Ob die Durchführung einer gewerblichen Sammlung im Holsystem möglicherweise eine Auflösung des Konzessionsvertrags zur Folge hätte, wie es die Antragsgegnerin befürchtet, lässt sich im vorliegenden Verfahren nicht beurteilen. Ebenso wenig lässt sich feststellen, dass eine vorzeitige Beendigung der Konzession und eine erneute Ausschreibung der Entsorgungsleistungen angesichts der derzeitigen abfallwirtschaftlichen Verhältnisse (Stichwort: "Kampf um den Abfall") notwendigerweise mit wesentlich erhöhten Kosten für die Antragsgegnerin oder die Abfallgebührenzahler verbunden wäre. Insofern berücksichtigt der Senat nicht nur, dass die Antragstellerin der Antragsgegnerin bereits im Schreiben vom 29.10.2007 eine "Laufzeitgarantie" für eine langfristige Sammlung und Verwertung von PPK-Abfällen angeboten hat, sondern auch den - im Vergleich mit anderen Entsorgungsaufgaben - vergleichsweise überschaubaren Aufwand für die Durchführung von "Bündelsammlungen" und für die Entleerung von Altpapiercontainern.

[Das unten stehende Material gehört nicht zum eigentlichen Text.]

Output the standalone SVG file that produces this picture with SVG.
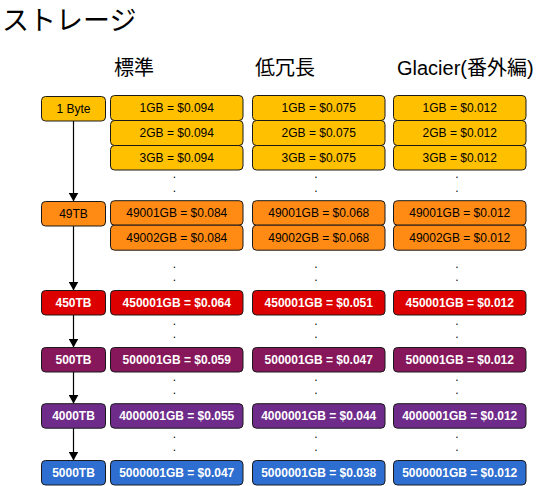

Da sich die Untersagungsverfügung (Nr. 1 des Bescheids vom 3.1.2008) im Hauptsacheverfahren voraussichtlich als rechtswidrig erweisen wird, ist die aufschiebende Wirkung des Widerspruchs der Antragstellerin wiederherzustellen. Wegen des damit verbundenen Wegfalls der allgemeinen Vollstreckungsvoraussetzung des § 2 Nr. 2 SächsVwVG ist zugleich die aufschiebende Wirkung des Widerspruchs gegen die auf §§ 20, 22 SächsVwVG gestützte Zwangsgeldandrohung (Nr. 3 des Bescheids) anzuordnen.

3. Nach alledem ist der angefochtene Beschluss mit der Kostenfolge aus § 154 Abs. 1 VwGO zu ändern. Mit Blick auf die wirtschaftliche Bedeutung des Verfahrens für die Antragstellerin hält der Senat einen Streitwert in Höhe von 20.000,00 € für insgesamt angemessen (§§ 47, 52, Abs. 1, 53 Abs. 3 Nr. 2 GKG). Die davon abweichende Festsetzung des Verwaltungsgerichts ist entsprechend zu ändern.

Dieser Beschluss ist unanfechtbar (§ 152 Abs. 1 VwGO, § 68 Abs. 1 Satz 5 i. V. m. § 66 Abs. 3 Satz 3 GKG).